American and Chinese senior trade negotiators are expected to resume negotiations in the next week and a half, with much work remaining to reach a comprehensive deal, U.S. Chamber of Commerce Chief Executive Officer Thomas Donohue said.

Lower-level officials from the two nations are scheduled to meet Friday, said Donohue. He spoke to reporters in Washington after U.S. Trade Representative Robert Lighthizer addressed state and local chamber executives Monday.

Bloomberg has reported that administration officials have discussed offering a limited trade agreement to China that would delay and even roll back some U.S. tariffs in exchange for Chinese commitments on intellectual property and agricultural purchases.
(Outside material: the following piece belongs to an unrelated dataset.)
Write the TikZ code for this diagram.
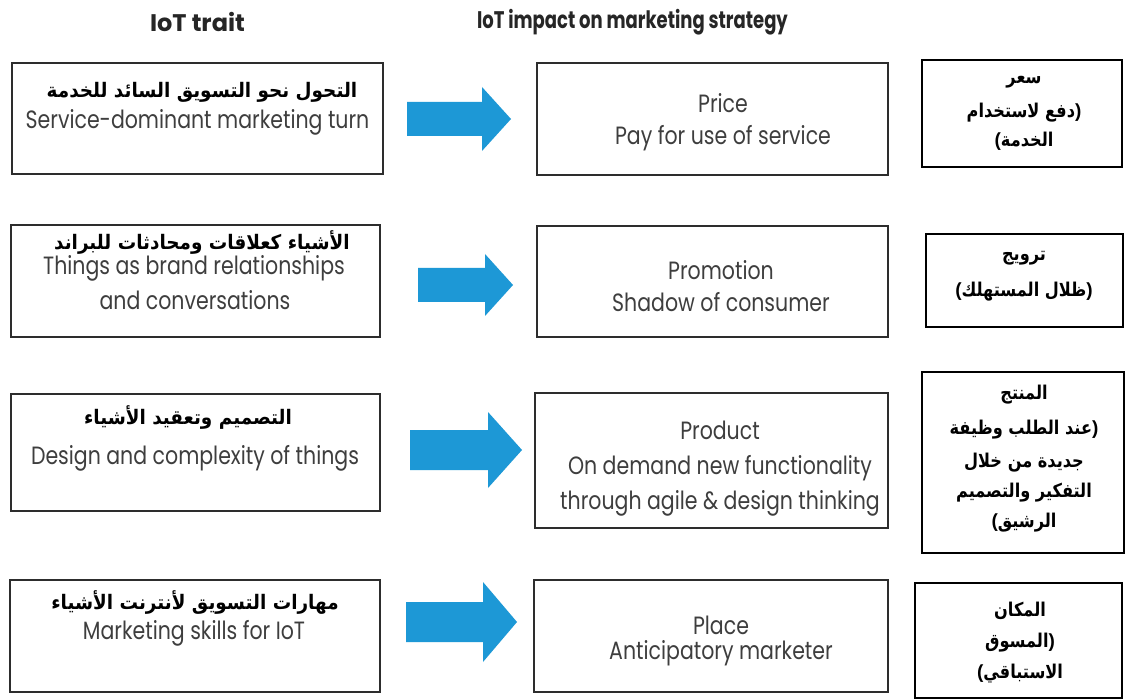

Lighthizer and Treasury Secretary Steven Mnuchin last met their Chinese counterpart Vice Premier Liu He in Shanghai in late July. Since then, the U.S. has added tariffs on an additional US$110 billion of Chinese goods, spurring retaliation from Beijing.

Donohue said Lighthizer indicated there’s some movement on China buying U.S. farming products and other issues, but it’s “an extraordinary challenge” to get a complete deal.

The chamber chief executive said while he’s optimistic about an agreement, he’s also a realist and “this is not a simple problem.”

On the North American trade deal, Donohue said negotiations are still happening between Lighthizer and congressional Democrats about proposed changes to the U.S.-Mexico-Canada agreement, which the chamber supports. The USMCA still requires congressional approval to take force.

Lighthizer sent House Democrats a new offer on the stalled agreement last week to resolve concerns over enforcement and other provisions.

“I believe that long before we start looking at the holidays we’ll have this thing done,” Donohue said.